Though it is the current "IN" thing to push boundaries in and will be the topic of debate for more years to come. Its another instance of some one posted something they shouldn't have and then got in trouble. Now some one's crying because they have to face consequences for their actions! I personally find it ridiculous that people use Social Media as a public medium for complaining....that's what phone calls are still used for!!
For those who are interested about what on earth I'm talking about,here are the post from the Journal of EMS website pertaining to our topic.The links: Think before you post, Feds rule EMT facebook firing Illegal
But for all those to lazy to read it all let me break it down for you.
An Ambulance Agency in Connecticut (AMR to be specific) has allegedly fired an employee "wrongfully" after said employee posted disparaging remarks about her Supervisor on a social media outlet (Facebook) along with over other complaints about her work.
National Labor Relations Board (NLRB) has ruled that the firing to be wrongful and illegal. Now there seems to be some discrepancy over why it was considered illegal. From what I took from it was that due to AMR being a Unionized work force, there has to be a Union representative for all disciplinary hearings and the termination decisions. Which seems to be where AMR is in the wrong here, there was no disciplinary hearing and thus no representative present before termination. The talk over the social media aspect is gaining all the attention and focus about it being a ground breaking decision. The NLRB does protect the rights of employees, and this protection allows for the ability to talk to fellow coworkers about your concerns and gripes towards management both in and out of work. Where it is less clear is the social media outlet, does it count for a protected form of complaining? I guess NLRB thinks yes, but I pose a few questions to consider.

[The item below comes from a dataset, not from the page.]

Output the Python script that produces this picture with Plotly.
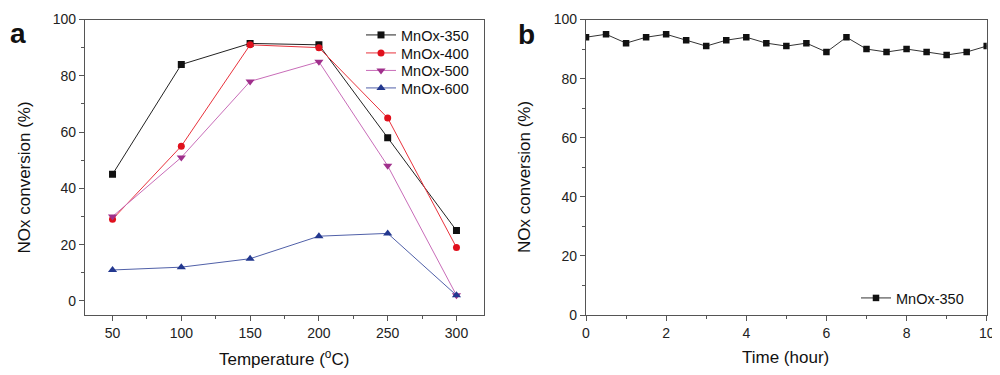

1. Was the said employees Facebook privacy setting set to public or private? This is important to know because if it was more than "friends" that she was venting to then it could stain the reputation of the company.

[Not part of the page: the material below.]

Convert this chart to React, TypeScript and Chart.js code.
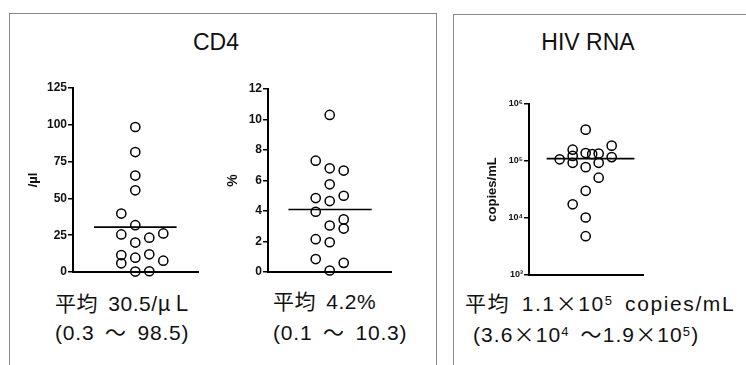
import React, { useEffect, useRef } from "react";
import { Chart, registerables } from "chart.js";

Chart.register(...registerables);

// ---------- CD4 count (/µl) ----------
const cd4CountColumns = [-1, -1, -1, -1, 0, 0, 0, 0, 0, 0, 0, 0, 1, 1, 1, 2, 2];
const cd4CountValues = [39.7, 25.5, 11.5, 5.9, 98.5, 81.5, 65.5, 55.5, 31.8, 20, 9.7, 0.3, 23.3, 12, 0.5, 26.2, 7.7];
const cd4CountMean = 30.5;
const cd4CountMeanSpan = [-2.95, 2.95];
const cd4CountTicks = [0, 25, 50, 75, 100, 125];

// ---------- CD4 percent (%) ----------
const cd4PctColumns = [-1, -1, -1, -1, -1, 0, 0, 0, 0, 0, 0, 0, 1, 1, 1, 1, 1];
const cd4PctValues = [7.3, 4.85, 3.95, 2.15, 0.85, 10.3, 6.8, 5.75, 4.65, 3.05, 1.95, 0.1, 6.65, 5.0, 3.45, 2.85, 0.6];
const cd4PctMean = 4.1;
const cd4PctMeanSpan = [-2.95, 3.0];
const cd4PctTicks = [0, 2, 4, 6, 8, 10, 12];

// ---------- HIV RNA (copies/mL) ----------
const hivColumns = [-2, -1, -1, -1, -1, 0, 0, 0, 0, 0, 0, 0.5, 1, 1, 1, 2, 2];
const hivValues = [
  1.07e5, 1.58e5, 1.23e5, 9.3e4, 1.74e4,
  3.55e5, 1.38e5, 7.8e4, 3.0e4, 1.02e4, 4.8e3,
  1.32e5, 1.35e5, 9.3e4, 5.1e4, 1.86e5, 1.17e5,
];
const hivMean = 1.1e5;
const hivMeanSpan = [-3.0, 3.75];
const hivTicks = [1e3, 1e4, 1e5, 1e6];
const hivTickLabels = ["10³", "10⁴", "10⁵", "10⁶"];

type PlotProps = {
  left: number;
  top: number;
  width: number;
  height: number;
  yWidth: number;
  xMin: number;
  xMax: number;
  columns: number[];
  values: number[];
  mean: number;
  meanSpan: number[];
  ticks: number[];
  tickLabels?: string[];
  log?: boolean;
  yMin: number;
  yMax: number;
  title: string;
  titleSize: number;
  titlePad: number;
  tickSize: number;
};

function DotPlot(p: PlotProps) {
  const ref = useRef<HTMLCanvasElement | null>(null);
  useEffect(() => {
    if (!ref.current) return;
    const chart = new Chart(ref.current, {
      type: "scatter",
      data: {
        datasets: [
          {
            type: "scatter",
            data: p.columns.map((x, i) => ({ x, y: p.values[i] })),
            pointStyle: "circle",
            pointRadius: 4.6,
            borderColor: "#000",
            borderWidth: 1.5,
            backgroundColor: "rgba(0,0,0,0)",
            clip: false,
          } as any,
          {
            type: "line",
            data: p.meanSpan.map((x) => ({ x, y: p.mean })),
            borderColor: "#000",
            borderWidth: 1.6,
            pointRadius: 0,
            clip: false,
          } as any,
        ],
      },
      options: {
        animation: false,
        responsive: false,
        events: [],
        layout: { padding: { top: 10, bottom: 10, left: 0, right: 10 } },
        plugins: { legend: { display: false }, tooltip: { enabled: false } },
        scales: {
          x: {
            type: "linear",
            min: p.xMin,
            max: p.xMax,
            ticks: { display: false },
            grid: { display: false },
            border: { display: true, color: "#000", width: 2 },
            afterFit: (s: any) => {
              s.height = 0;
            },
          },
          y: {
            type: p.log ? "logarithmic" : "linear",
            min: p.yMin,
            max: p.yMax,
            afterBuildTicks: (s: any) => {
              s.ticks = p.ticks.map((v) => ({ value: v }));
            },
            ticks: {
              color: "#111",
              padding: 1,
              font: { family: "'Liberation Sans', Arial, sans-serif", size: p.tickSize, weight: "bold" },
              callback: (v: any) => {
                const i = p.ticks.indexOf(Number(v));
                if (p.tickLabels) return i >= 0 ? p.tickLabels[i] : "";
                return String(v);
              },
            },
            grid: {
              display: true,
              drawOnChartArea: false,
              drawTicks: true,
              tickLength: 5,
              color: "#000",
              lineWidth: 1.5,
            },
            border: { display: true, color: "#000", width: 2 },
            title: {
              display: true,
              text: p.title,
              color: "#111",
              padding: { top: p.titlePad, bottom: 0 },
              font: { family: "'Liberation Sans', Arial, sans-serif", size: p.titleSize, weight: "bold" },
            },
            afterFit: (s: any) => {
              s.width = p.yWidth;
            },
          },
        },
      } as any,
    });
    return () => chart.destroy();
  }, []);
  return (
    <canvas
      ref={ref}
      width={p.width}
      height={p.height}
      style={{ position: "absolute", left: p.left, top: p.top, width: p.width, height: p.height }}
    />
  );
}

const sup = (t: string) => (
  <span style={{ fontSize: "0.62em", position: "relative", top: "-0.5em" }}>{t}</span>
);
const fw = (t: string) => (
  <span style={{ fontFamily: "'Noto Sans CJK JP', sans-serif", fontFeatureSettings: '"fwid" 1' }}>{t}</span>
);

const textFont = "'Liberation Sans', 'Noto Sans CJK JP', sans-serif";

const lineStyle = (left: number, top: number, ls = 0.5, ws = 4): React.CSSProperties => ({
  position: "absolute",
  left,
  top,
  fontSize: 21,
  lineHeight: "24px",
  whiteSpace: "nowrap",
  wordSpacing: ws,
  letterSpacing: ls,
});

export default function App() {
  return (
    <div
      style={{
        position: "fixed",
        left: 0,
        top: 0,
        width: 746,
        height: 365,
        overflow: "hidden",
        background: "#fff",
        color: "#111",
        fontFamily: textFont,
      }}
    >
      <div style={{ position: "absolute", left: 9, top: 13, width: 426, height: 420, border: "1px solid #888" }} />
      <div style={{ position: "absolute", left: 453, top: 14, width: 420, height: 420, border: "1px solid #888" }} />

      <div style={{ position: "absolute", left: 116, width: 200, top: 31, fontSize: 23, lineHeight: "23px", textAlign: "center" }}>CD4</div>
      <div style={{ position: "absolute", left: 488, width: 200, top: 31, fontSize: 23, lineHeight: "23px", textAlign: "center" }}>HIV RNA</div>

      <DotPlot
        left={20} top={78} width={188} height={204} yWidth={53}
        xMin={-4.45} xMax={4.48}
        columns={cd4CountColumns} values={cd4CountValues}
        mean={cd4CountMean} meanSpan={cd4CountMeanSpan}
        ticks={cd4CountTicks} yMin={0} yMax={125}
        title="/µl" titleSize={13} titlePad={6} tickSize={12}
      />
      <DotPlot
        left={220} top={79} width={181} height={203} yWidth={48}
        xMin={-4.41} xMax={4.38}
        columns={cd4PctColumns} values={cd4PctValues}
        mean={cd4PctMean} meanSpan={cd4PctMeanSpan}
        ticks={cd4PctTicks} yMin={0} yMax={12}
        title="%" titleSize={14} titlePad={5} tickSize={12}
      />
      <DotPlot
        left={480} top={94} width={173} height={191} yWidth={49}
        xMin={-4.36} xMax={4.41}
        columns={hivColumns} values={hivValues}
        mean={hivMean} meanSpan={hivMeanSpan}
        ticks={hivTicks} tickLabels={hivTickLabels} log={true}
        yMin={1e3} yMax={1e6}
        title="copies/mL" titleSize={13} titlePad={5} tickSize={9}
      />

      <div style={lineStyle(55, 290)}>
        平均 30.5/{fw("μＬ")}
      </div>
      <div style={lineStyle(55, 321, 0.8)}>(0.3 ～ 98.5)</div>
      <div style={lineStyle(273, 290)}>平均 4.2%</div>
      <div style={lineStyle(273, 321, 0.8)}>(0.1 ～ 10.3)</div>
      <div style={lineStyle(465, 290, 1.6, 4)}>
        平均 1.1{fw("×")}10{sup("5")} copies/mL
      </div>
      <div style={lineStyle(473, 321, 1.1, 4)}>
        (3.6{fw("×")}10{sup("4")} ～1.9{fw("×")}10{sup("5")})
      </div>
    </div>
  );
}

2. What was said about the supervisor, and was slanderous? Now you don't have to like your supervisors, nor do you have to agree with or like their appointment to the position. But you can not speak or publish verbally abusive statements effecting ones reputation. Obviously if it was slanderous then the NLRB would not cover their freedom of speech in this aspect.
Though after I learned of what was reportedly said I see no reason not to fire the said employee.
The NY Times reported that the posting to Facebook was: "Love how the company allows a 17 to become a supervisor"—17 is the company lingo for a psychiatric patient
Now I'm no lawyer type, and never passed the Bar exam, but this seems to be slanderous. On a possible public forum to call your supervisor a Psychiatric patient, granted the lingo "17" may not be world wide known as this, but it spreads a poor reputation on the supervisor and company, thus is slanderous.
Definition of Slander: a false,malicious statement (spoken or published), especially one which is injurious to a person's reputation. I see no way in which it doesn't fit the definition.
I am sure this is not the last we will hear about AMR or their employee, and there will be some fall out from this situation. I'm not sure that this will be ground breaking by any means for the realm of social media and the work place. What I can assure you is that this will happen again and when it does some Blogger will shed light on the situation....and take a few fun jabs at the problem.